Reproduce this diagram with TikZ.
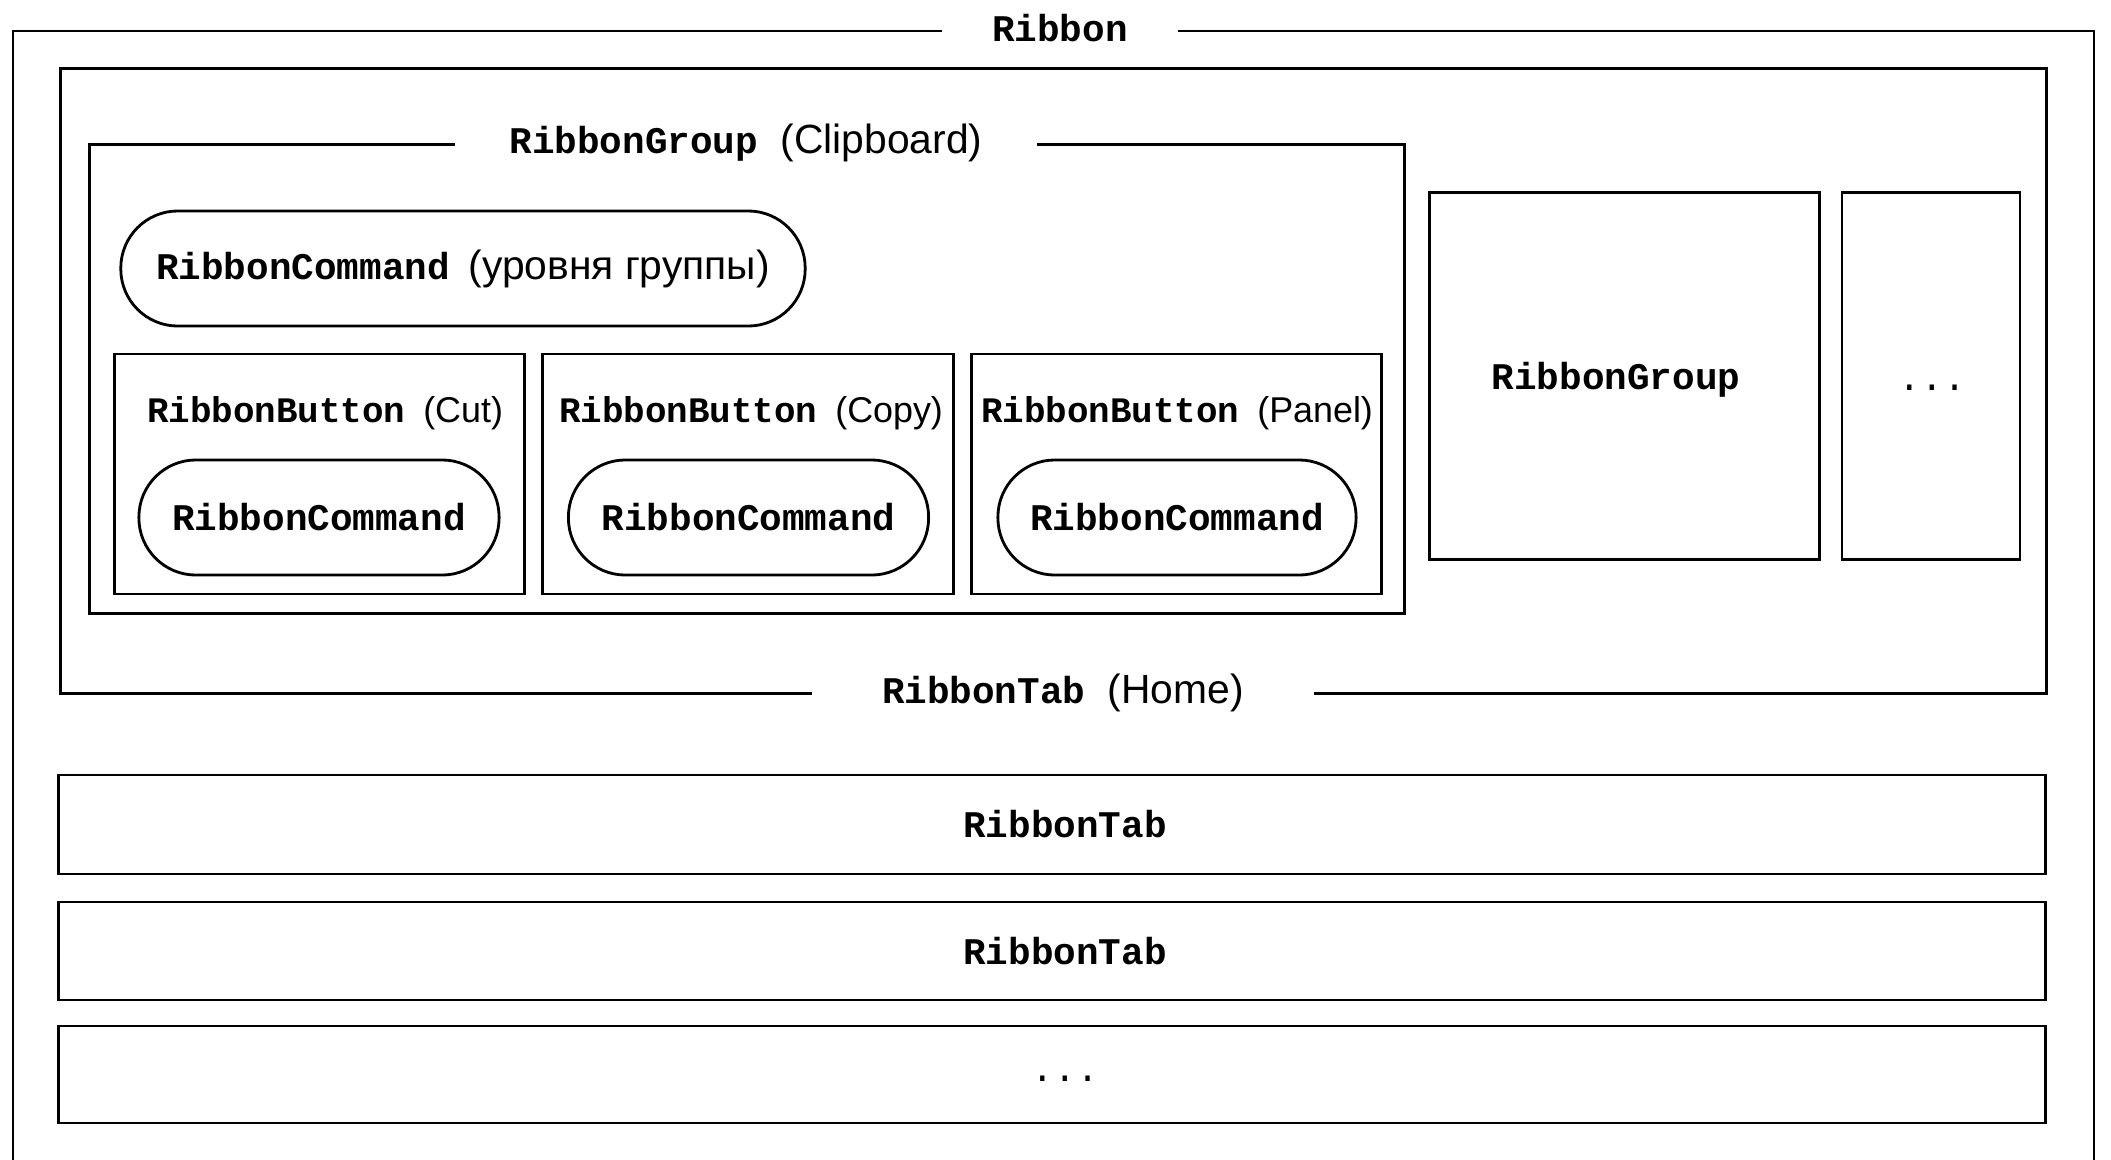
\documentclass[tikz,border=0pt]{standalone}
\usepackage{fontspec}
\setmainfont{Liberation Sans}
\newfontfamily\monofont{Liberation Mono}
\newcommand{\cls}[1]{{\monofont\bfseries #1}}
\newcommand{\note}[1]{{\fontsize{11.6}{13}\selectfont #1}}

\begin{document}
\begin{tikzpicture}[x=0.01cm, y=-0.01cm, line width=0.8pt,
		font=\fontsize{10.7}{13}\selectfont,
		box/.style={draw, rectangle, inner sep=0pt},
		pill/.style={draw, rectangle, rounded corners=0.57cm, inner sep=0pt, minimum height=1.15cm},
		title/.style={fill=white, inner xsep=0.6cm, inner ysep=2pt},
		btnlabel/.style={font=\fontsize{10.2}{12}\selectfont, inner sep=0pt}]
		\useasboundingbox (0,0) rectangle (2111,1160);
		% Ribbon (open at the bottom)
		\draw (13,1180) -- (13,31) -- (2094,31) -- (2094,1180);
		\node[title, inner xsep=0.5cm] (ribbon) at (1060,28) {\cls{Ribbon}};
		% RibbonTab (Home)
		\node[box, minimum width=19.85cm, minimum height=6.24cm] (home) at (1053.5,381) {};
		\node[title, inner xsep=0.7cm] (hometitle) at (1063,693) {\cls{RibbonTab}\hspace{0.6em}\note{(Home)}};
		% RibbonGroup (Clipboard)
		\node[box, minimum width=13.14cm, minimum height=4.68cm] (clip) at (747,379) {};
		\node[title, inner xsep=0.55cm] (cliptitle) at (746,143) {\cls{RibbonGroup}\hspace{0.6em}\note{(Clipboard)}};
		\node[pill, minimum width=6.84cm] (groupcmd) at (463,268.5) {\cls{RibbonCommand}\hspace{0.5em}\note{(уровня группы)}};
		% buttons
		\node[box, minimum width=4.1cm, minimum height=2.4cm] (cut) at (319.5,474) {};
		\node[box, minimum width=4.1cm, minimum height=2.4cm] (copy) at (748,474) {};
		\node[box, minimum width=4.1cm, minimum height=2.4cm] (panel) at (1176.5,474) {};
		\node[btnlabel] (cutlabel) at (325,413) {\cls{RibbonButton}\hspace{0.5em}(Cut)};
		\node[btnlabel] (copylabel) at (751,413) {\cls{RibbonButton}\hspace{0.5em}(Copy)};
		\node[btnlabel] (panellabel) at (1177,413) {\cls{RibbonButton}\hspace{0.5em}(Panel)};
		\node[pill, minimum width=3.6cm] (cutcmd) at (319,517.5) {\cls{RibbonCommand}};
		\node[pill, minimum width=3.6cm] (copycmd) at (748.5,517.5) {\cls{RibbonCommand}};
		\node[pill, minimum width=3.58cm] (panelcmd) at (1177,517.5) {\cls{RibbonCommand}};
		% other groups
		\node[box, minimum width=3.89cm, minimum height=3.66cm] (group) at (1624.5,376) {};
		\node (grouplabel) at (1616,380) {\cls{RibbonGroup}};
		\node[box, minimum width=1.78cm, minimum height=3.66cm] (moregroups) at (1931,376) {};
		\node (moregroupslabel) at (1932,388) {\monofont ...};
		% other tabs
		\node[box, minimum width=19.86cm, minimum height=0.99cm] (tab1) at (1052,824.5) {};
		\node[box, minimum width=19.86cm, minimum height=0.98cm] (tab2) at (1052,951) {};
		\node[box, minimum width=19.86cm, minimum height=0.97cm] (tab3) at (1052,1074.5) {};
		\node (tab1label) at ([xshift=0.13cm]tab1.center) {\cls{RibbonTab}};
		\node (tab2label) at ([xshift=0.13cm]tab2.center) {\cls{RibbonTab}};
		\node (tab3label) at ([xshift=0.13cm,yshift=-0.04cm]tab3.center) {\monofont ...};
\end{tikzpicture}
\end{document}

==

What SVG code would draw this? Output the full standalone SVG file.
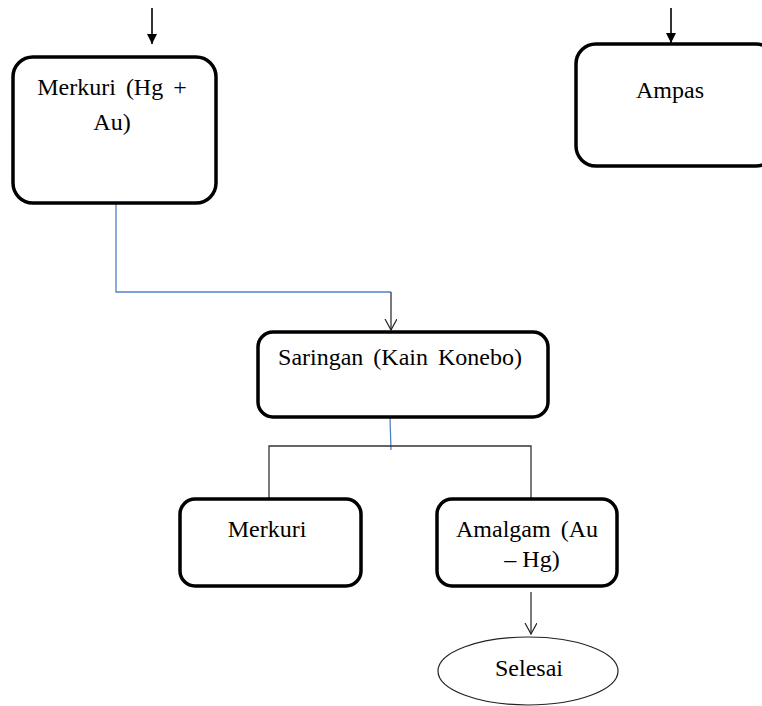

---

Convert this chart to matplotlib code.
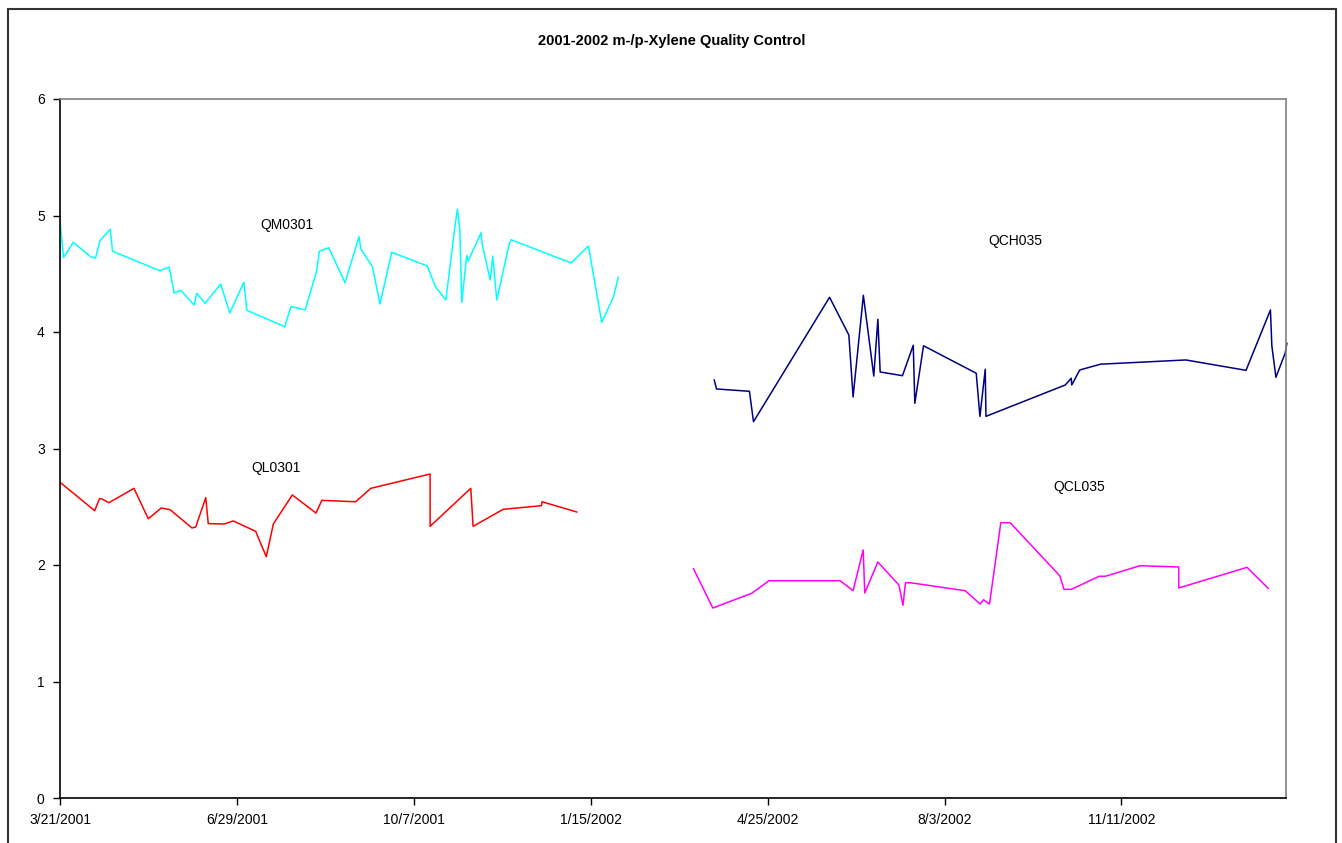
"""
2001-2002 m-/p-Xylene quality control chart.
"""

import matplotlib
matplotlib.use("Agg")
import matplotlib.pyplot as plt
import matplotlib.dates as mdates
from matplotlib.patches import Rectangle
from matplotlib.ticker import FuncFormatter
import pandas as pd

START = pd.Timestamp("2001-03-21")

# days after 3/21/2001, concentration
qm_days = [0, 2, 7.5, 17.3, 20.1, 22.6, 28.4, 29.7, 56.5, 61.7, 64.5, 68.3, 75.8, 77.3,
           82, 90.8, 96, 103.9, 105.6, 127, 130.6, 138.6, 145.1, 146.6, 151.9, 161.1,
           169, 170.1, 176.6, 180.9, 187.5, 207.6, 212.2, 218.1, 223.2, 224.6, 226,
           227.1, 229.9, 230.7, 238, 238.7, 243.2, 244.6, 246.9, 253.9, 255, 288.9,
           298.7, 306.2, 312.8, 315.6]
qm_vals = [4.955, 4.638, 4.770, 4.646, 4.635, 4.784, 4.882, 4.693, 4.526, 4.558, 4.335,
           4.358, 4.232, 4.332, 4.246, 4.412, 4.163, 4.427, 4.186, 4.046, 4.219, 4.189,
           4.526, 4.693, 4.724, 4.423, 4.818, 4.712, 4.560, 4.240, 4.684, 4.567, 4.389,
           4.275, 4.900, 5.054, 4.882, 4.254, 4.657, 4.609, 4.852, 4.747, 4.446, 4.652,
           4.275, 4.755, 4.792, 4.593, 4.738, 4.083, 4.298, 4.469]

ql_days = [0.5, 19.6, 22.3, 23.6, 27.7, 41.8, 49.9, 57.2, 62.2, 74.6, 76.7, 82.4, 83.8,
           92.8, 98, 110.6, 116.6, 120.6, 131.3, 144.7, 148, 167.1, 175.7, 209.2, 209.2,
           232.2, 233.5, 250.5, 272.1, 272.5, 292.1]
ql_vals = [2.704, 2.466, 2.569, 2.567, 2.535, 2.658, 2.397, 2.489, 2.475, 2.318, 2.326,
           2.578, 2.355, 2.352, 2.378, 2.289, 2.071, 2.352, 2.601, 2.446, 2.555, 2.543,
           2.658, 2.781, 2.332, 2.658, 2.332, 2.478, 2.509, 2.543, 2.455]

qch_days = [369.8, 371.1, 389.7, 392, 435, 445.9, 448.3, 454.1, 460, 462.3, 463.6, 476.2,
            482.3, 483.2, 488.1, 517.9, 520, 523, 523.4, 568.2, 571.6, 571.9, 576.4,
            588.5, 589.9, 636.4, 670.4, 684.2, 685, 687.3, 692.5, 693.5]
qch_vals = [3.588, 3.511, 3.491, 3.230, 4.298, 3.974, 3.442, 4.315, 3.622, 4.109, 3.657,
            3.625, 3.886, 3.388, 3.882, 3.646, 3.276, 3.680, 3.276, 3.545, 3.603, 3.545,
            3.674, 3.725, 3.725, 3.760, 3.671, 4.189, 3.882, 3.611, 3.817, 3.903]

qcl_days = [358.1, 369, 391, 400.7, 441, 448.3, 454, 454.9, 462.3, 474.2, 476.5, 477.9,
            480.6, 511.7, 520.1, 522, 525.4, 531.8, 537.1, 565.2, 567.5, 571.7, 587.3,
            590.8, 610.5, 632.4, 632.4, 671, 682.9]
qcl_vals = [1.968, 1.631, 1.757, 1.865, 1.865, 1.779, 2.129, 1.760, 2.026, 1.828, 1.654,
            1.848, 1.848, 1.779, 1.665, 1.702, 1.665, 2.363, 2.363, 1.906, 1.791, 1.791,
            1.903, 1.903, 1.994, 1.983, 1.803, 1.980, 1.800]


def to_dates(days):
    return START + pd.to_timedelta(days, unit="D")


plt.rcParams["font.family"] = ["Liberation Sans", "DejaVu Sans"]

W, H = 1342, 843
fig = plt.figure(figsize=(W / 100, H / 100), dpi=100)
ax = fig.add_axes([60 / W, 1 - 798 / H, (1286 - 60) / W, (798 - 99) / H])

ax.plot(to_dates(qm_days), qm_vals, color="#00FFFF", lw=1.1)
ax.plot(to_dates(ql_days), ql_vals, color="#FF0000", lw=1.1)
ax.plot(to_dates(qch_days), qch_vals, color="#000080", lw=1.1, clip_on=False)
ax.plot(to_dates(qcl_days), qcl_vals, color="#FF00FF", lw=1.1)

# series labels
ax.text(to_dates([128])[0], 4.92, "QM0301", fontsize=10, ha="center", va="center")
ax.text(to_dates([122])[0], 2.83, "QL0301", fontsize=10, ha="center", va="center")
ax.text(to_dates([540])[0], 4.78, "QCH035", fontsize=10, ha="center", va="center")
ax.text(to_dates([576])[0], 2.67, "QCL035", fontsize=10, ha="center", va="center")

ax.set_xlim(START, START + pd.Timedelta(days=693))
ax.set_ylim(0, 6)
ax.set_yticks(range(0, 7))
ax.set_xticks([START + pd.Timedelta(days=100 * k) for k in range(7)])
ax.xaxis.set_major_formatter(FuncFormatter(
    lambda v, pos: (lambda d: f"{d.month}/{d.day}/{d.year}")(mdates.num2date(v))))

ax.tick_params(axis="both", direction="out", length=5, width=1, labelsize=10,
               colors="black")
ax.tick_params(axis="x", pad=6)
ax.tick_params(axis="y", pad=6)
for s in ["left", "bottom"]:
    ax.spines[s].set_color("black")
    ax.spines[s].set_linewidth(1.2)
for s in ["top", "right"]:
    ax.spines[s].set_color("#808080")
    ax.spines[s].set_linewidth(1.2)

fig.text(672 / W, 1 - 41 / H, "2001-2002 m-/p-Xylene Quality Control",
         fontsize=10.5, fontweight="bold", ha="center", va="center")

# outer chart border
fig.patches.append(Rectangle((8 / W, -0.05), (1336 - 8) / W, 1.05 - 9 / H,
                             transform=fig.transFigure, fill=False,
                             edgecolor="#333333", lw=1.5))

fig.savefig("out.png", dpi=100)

* Your objective *
Only the lines from "Convert this chart to matplotlib code." through "3.611, 3.817, 3.903]" should appear in your output, copied exactly with both end lines, and with no pictures.

* Answer in full *
Convert this chart to matplotlib code.
"""
2001-2002 m-/p-Xylene quality control chart.
"""

import matplotlib
matplotlib.use("Agg")
import matplotlib.pyplot as plt
import matplotlib.dates as mdates
from matplotlib.patches import Rectangle
from matplotlib.ticker import FuncFormatter
import pandas as pd

START = pd.Timestamp("2001-03-21")

# days after 3/21/2001, concentration
qm_days = [0, 2, 7.5, 17.3, 20.1, 22.6, 28.4, 29.7, 56.5, 61.7, 64.5, 68.3, 75.8, 77.3,
           82, 90.8, 96, 103.9, 105.6, 127, 130.6, 138.6, 145.1, 146.6, 151.9, 161.1,
           169, 170.1, 176.6, 180.9, 187.5, 207.6, 212.2, 218.1, 223.2, 224.6, 226,
           227.1, 229.9, 230.7, 238, 238.7, 243.2, 244.6, 246.9, 253.9, 255, 288.9,
           298.7, 306.2, 312.8, 315.6]
qm_vals = [4.955, 4.638, 4.770, 4.646, 4.635, 4.784, 4.882, 4.693, 4.526, 4.558, 4.335,
           4.358, 4.232, 4.332, 4.246, 4.412, 4.163, 4.427, 4.186, 4.046, 4.219, 4.189,
           4.526, 4.693, 4.724, 4.423, 4.818, 4.712, 4.560, 4.240, 4.684, 4.567, 4.389,
           4.275, 4.900, 5.054, 4.882, 4.254, 4.657, 4.609, 4.852, 4.747, 4.446, 4.652,
           4.275, 4.755, 4.792, 4.593, 4.738, 4.083, 4.298, 4.469]

ql_days = [0.5, 19.6, 22.3, 23.6, 27.7, 41.8, 49.9, 57.2, 62.2, 74.6, 76.7, 82.4, 83.8,
           92.8, 98, 110.6, 116.6, 120.6, 131.3, 144.7, 148, 167.1, 175.7, 209.2, 209.2,
           232.2, 233.5, 250.5, 272.1, 272.5, 292.1]
ql_vals = [2.704, 2.466, 2.569, 2.567, 2.535, 2.658, 2.397, 2.489, 2.475, 2.318, 2.326,
           2.578, 2.355, 2.352, 2.378, 2.289, 2.071, 2.352, 2.601, 2.446, 2.555, 2.543,
           2.658, 2.781, 2.332, 2.658, 2.332, 2.478, 2.509, 2.543, 2.455]

qch_days = [369.8, 371.1, 389.7, 392, 435, 445.9, 448.3, 454.1, 460, 462.3, 463.6, 476.2,
            482.3, 483.2, 488.1, 517.9, 520, 523, 523.4, 568.2, 571.6, 571.9, 576.4,
            588.5, 589.9, 636.4, 670.4, 684.2, 685, 687.3, 692.5, 693.5]
qch_vals = [3.588, 3.511, 3.491, 3.230, 4.298, 3.974, 3.442, 4.315, 3.622, 4.109, 3.657,
            3.625, 3.886, 3.388, 3.882, 3.646, 3.276, 3.680, 3.276, 3.545, 3.603, 3.545,
            3.674, 3.725, 3.725, 3.760, 3.671, 4.189, 3.882, 3.611, 3.817, 3.903]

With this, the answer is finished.